British MP Perceives 'Threat'
Browne Says Centrist Alliance Underestimated
John Browne, British Conservative member of parliament, said yesterday the new centrist alliance between Britain's Liberal Party and the recently formed Social Democratic Party (SDP) poses "a serious threat" to both the Right and the Left.
In Cambridge to deliver a talk on British politics and discuss defense with experts at the Kennedy School, Browne said in an interview that the alliance restricts Prime Minister Margaret Thatcher's government.
"Thatcher has personal charisma, but she doesn't have the instant star ability of a Muhammad Ali," Browne said, adding, "She can't easily put senior cabinet members into the House of Lords, because that would create threatening by-elections."
Browne, a 42-year-old backbencher from Winchester who specializes in economics and defense, said Thatcher's monetary policy will have to produce positive results by Britain's next general election if her party is to retain power.
"A lot of people underestimated the SDP," he said. "Its rise typifies the increasing volatility of politics in the West and Britain--the center is becoming credible."
Browne is a firm believer in monetary policy, but he noted that monetarism is designed to work in a free market. "The skew between the private and public sectors has widened," he said. "We've all been living for 30 years under socialism in Britain and have gotten used to the painkiller."
Monetarism, he contended, amounts to facing reality. "We were increasing taxes, increasing borrowing and then nationalizing industries. Everybody got hooked on the drug."

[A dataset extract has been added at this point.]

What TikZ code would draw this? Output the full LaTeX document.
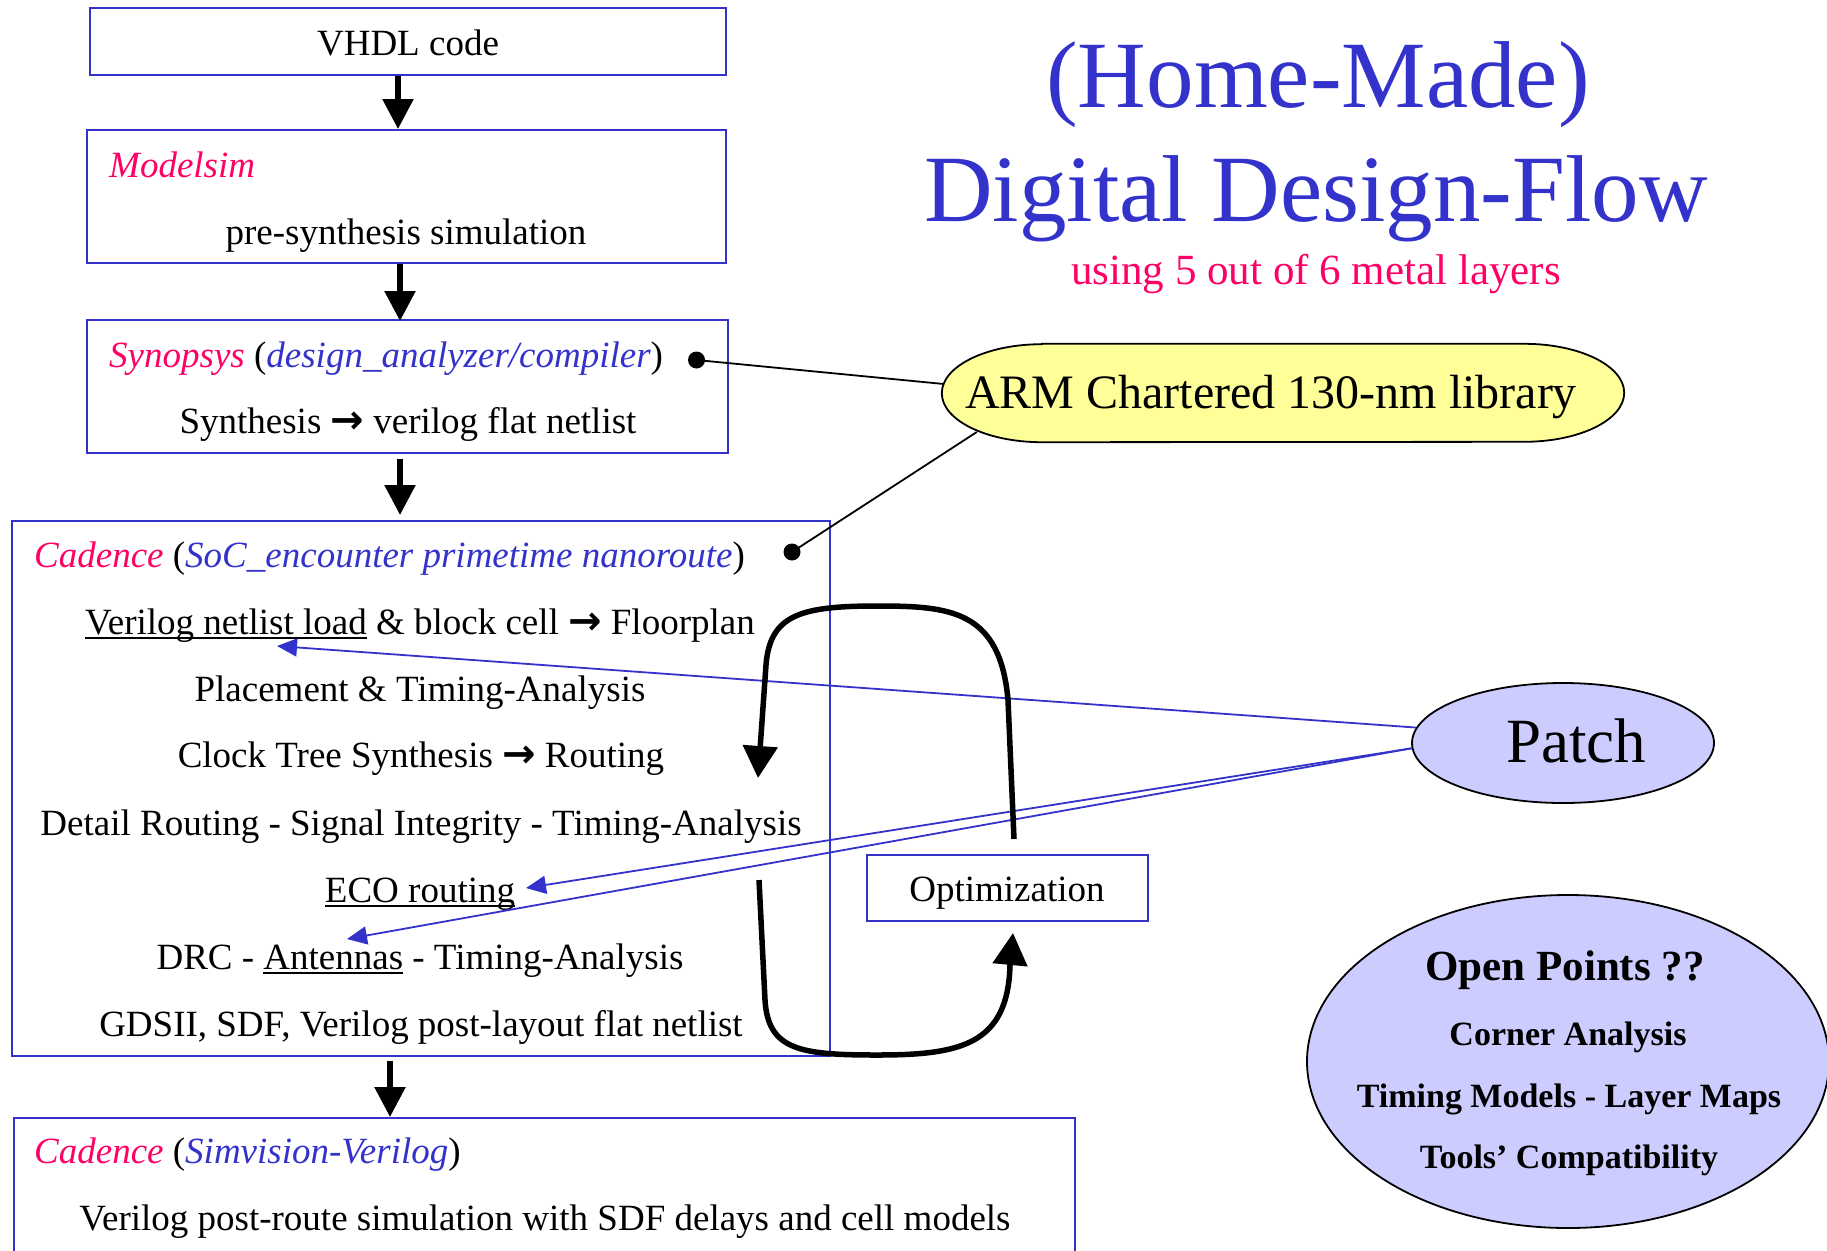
\documentclass[tikz,border=0pt]{standalone}
\usepackage{fontspec}
\setmainfont{Liberation Serif}
\newfontfamily\arrowfont{DejaVu Sans}
\usetikzlibrary{arrows.meta,calc,shapes.geometric}
\definecolor{fblue}{HTML}{3333CC}
\definecolor{fpink}{HTML}{FF0066}
\definecolor{armyellow}{HTML}{FFFF99}
\definecolor{patchblue}{HTML}{CCCCFF}
\newcommand{\flowarr}{{\arrowfont\bfseries\fontsize{40}{44}\selectfont →}}
\newcommand{\myul}[1]{\setbox0\hbox{#1}\rlap{\rule[-5pt]{\wd0}{2pt}}\box0\relax}
\newcommand{\tool}[1]{{\color{fpink}\itshape #1}}
\newcommand{\prog}[1]{{\color{fblue}\itshape #1}}
\begin{document}
\begin{tikzpicture}[x=1pt,y=-1pt,
  box/.style={draw=fblue,line width=2pt,inner sep=0pt},
  txt/.style={font=\fontsize{37}{44}\selectfont,inner sep=0pt},
  flow/.style={line width=5.5pt,-{Triangle[width=30pt,length=30pt]}},
  loopar/.style={line width=5.5pt,-{Triangle[width=34pt,length=32pt]}},
  patcharr/.style={draw=fblue,line width=1.8pt,-{Triangle[width=18pt,length=20pt]}},
  dot/.style={circle,fill=black,inner sep=0pt,minimum size=17pt},
  bubble/.style={ellipse,draw=black,line width=1.8pt,fill=patchblue,inner sep=0pt},
  optxt/.style={font=\fontsize{34}{40}\selectfont\bfseries,inner sep=0pt,anchor=base},
]
\fill[white] (0,0) rectangle (1827,1250);
\useasboundingbox (0,0) rectangle (1827,1250);
\clip (0,0) rectangle (1827,1250);

% title
\node[font=\fontsize{95}{100}\selectfont,text=fblue,inner sep=0pt,anchor=base] (t1) at (1318,107) {(Home-Made)};
\node[font=\fontsize{95}{100}\selectfont,text=fblue,inner sep=0pt,anchor=base] (t2) at (1316,221) {Digital Design-Flow};
\node[font=\fontsize{43}{50}\selectfont,text=fpink,inner sep=0pt,anchor=base] (t3) at (1316,284) {using 5 out of 6 metal layers};

% boxes
\node[box,minimum width=636pt,minimum height=67pt] (vhdl) at (408,41.5) {};
\node[txt,anchor=base] (vhdlT) at (408,55) {VHDL code};

\node[box,minimum width=639pt,minimum height=133pt] (modelsim) at (406.5,196.5) {};
\node[txt,anchor=base west] (msH) at (109,177) {\tool{Modelsim}};
\node[txt,anchor=base] (msT) at (406,244) {pre-synthesis simulation};

\node[box,minimum width=641pt,minimum height=133pt] (synopsys) at (407.5,386.5) {};
\node[txt,anchor=base west] (syH) at (109,367) {\tool{Synopsys} (\prog{design\_analyzer/compiler})};
\node[txt,anchor=base] (syT) at (408,433) {Synthesis \flowarr{} verilog flat netlist};

\node[box,minimum width=818pt,minimum height=535pt] (cadence) at (421,788.5) {};
\node[txt,anchor=base west] (caH) at (34,567) {\tool{Cadence} (\prog{SoC\_encounter primetime nanoroute})};
\node[txt,anchor=base] (ca1) at (420,634) {\myul{Verilog netlist load} \& block cell \flowarr{} Floorplan};
\node[txt,anchor=base] (ca2) at (420,701) {Placement \& Timing-Analysis};
\node[txt,anchor=base] (ca3) at (421,767) {Clock Tree Synthesis \flowarr{} Routing};
\node[txt,anchor=base] (ca4) at (421,835) {Detail Routing - Signal Integrity - Timing-Analysis};
\node[txt,anchor=base] (ca5) at (420,902) {\myul{ECO routing}};
\node[txt,anchor=base] (ca6) at (420,969) {DRC - \myul{Antennas} - Timing-Analysis};
\node[txt,anchor=base] (ca7) at (421,1036) {GDSII, SDF, Verilog post-layout flat netlist};

\node[box,minimum width=1061pt,minimum height=144pt] (simv) at (544.5,1190) {};
\node[txt,anchor=base west] (svH) at (34,1163) {\tool{Cadence} (\prog{Simvision-Verilog})};
\node[txt,anchor=base] (svT) at (545,1230) {Verilog post-route simulation with SDF delays and cell models};

\node[box,minimum width=281pt,minimum height=66pt] (opt) at (1007.5,888) {};
\node[txt,anchor=base] (optT) at (1007,901) {Optimization};

% flow arrows
\draw[flow] ([xshift=-10pt]vhdl.south) -- ([xshift=-10pt]vhdl.south |- modelsim.north);
\draw[flow] ([xshift=-6.5pt]modelsim.south) -- ([xshift=-6.5pt,yshift=-2pt]modelsim.south |- synopsys.north);
\draw[flow,shorten <=5pt,shorten >=5pt] ([xshift=-7.5pt]synopsys.south) -- ([xshift=-7.5pt]synopsys.south |- cadence.north);
\draw[flow,shorten <=4pt] ([xshift=-31pt]cadence.south) -- ([xshift=-31pt]cadence.south |- simv.north);

% ARM library
\node[inner sep=0pt,minimum width=682pt,minimum height=98pt] (arm) at (1283,393) {};
\filldraw[fill=armyellow,draw=black,line width=1.8pt]
  ([xshift=100pt]arm.north west) -- ([xshift=-100pt]arm.north east)
  arc[start angle=90,end angle=-90,x radius=100pt,y radius=49pt]
  -- ([xshift=100pt]arm.south west)
  arc[start angle=270,end angle=90,x radius=100pt,y radius=49pt] -- cycle;
\node[font=\fontsize{48}{56}\selectfont,inner sep=0pt,anchor=base] (armT) at (1271,408) {ARM Chartered 130-nm library};

\node[dot] (sdot) at (696.5,360) {};
\node[dot] (cdot) at (792,552) {};
\draw[line width=1.8pt] (sdot.center) -- ($(arm.west)+(2,-9)$);
\draw[line width=1.8pt] (cdot.center) -- ($(arm.west)+(35,39)$);

% Patch
\node[bubble,minimum width=302pt,minimum height=120pt] (patch) at (1563,743) {};
\node[font=\fontsize{63}{70}\selectfont,inner sep=0pt,anchor=base] (patchT) at (1576,762) {Patch};

\coordinate (tipV) at (277,646);
\coordinate (tipE) at (526,888);
\coordinate (tipA) at (347,939);
\draw[patcharr] (patch.174) -- (tipV);
\draw[patcharr] (patch.182) -- (tipE);
\draw[patcharr] (patch.182) -- (tipA);

% loops
\coordinate (loopTip) at (758,778);
\coordinate (loopStart) at (759,880);
\draw[loopar] ($(opt.north)+(6.5,-15)$) -- (1008,700)
  .. controls (1000,610) and (950,606) .. (877,606)
  .. controls (800,606) and (770,615) .. (766,665) -- (loopTip);
\draw[loopar] (loopStart) -- (765,1000)
  .. controls (768,1050) and (800,1055) .. (877,1055)
  .. controls (960,1055) and (1008,1045) .. (1010,965) -- ($(opt.south)+(5.5,11)$);

% Open points
\node[bubble,minimum width=522pt,minimum height=333pt] (open) at (1568,1061.5) {};
\node[font=\fontsize{43}{50}\selectfont\bfseries,inner sep=0pt,anchor=base] (op1) at (1565,980) {Open Points ??};
\node[optxt] (op2) at (1568,1045) {Corner Analysis};
\node[optxt] (op3) at (1569,1107) {Timing Models - Layer Maps};
\node[optxt] (op4) at (1569,1168) {Tools’ Compatibility};
\end{tikzpicture}
\end{document}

In a similar vein, Browne argued, this summer's riots in England arose because the participants "justifiably didn't have the courage to face reality."
He cited the persistence of youth unemployment, racial and class tension, activities by "professional riot organizers," the decrepit condition of the inner cities and poor tactics by the British police as causes of the riots.
"It was ironic that our police made all the mistakes they could in London," Browne said, "when we've been very sophisticated in our riot control in Ulster for 13 years."
As a solution to the riots, Browne said "you just can't throw money at the problem. Wise management of the cities is needed."
Still, Browne said the "stern reality of monetarism does not compare with the real depravity of 1929 and 1930. The problem does not spring from money-- people were starving during the Depression, and no one rioted."
Browne said Britain had to build up its "technological base" to improve its economy and bolster its defense. "I believe in increasing interdependence, and peace above all. But peace through strength is the only answer to nuclear proliferation. Otherwise, we'll never have mutual respect."
On the touchy subject of Northern Ireland, Browne said Britain cannot abdicate its "responsibility.
"It would be very convenient for the government to say, 'Let's get out.' It would be very popular in England, for it's a painful and ghastly thing. And it causes us tension with the U.S.
"But we have to look at our duty."
Browne describes himself as a "politician of convictions." That's why, he says, this year he led the largest rebellion by members of the governing party against the government in Britain in 25 years.
"It was on an industrial-relations bill. I thought that the worker should have the right to a voluntary secret ballot, not just the trade union leaders--as the bill proposed. We got 103 members behind us, but were eventually defeated when the Labor Party backed the government. And Labor is the supposed friend of the workers."
Browne admits that the disagreement didn't score him many points within his Conservative party.
"Democracy is under challenge," he said. "But I refuse to vote against my convictions for the sake of power."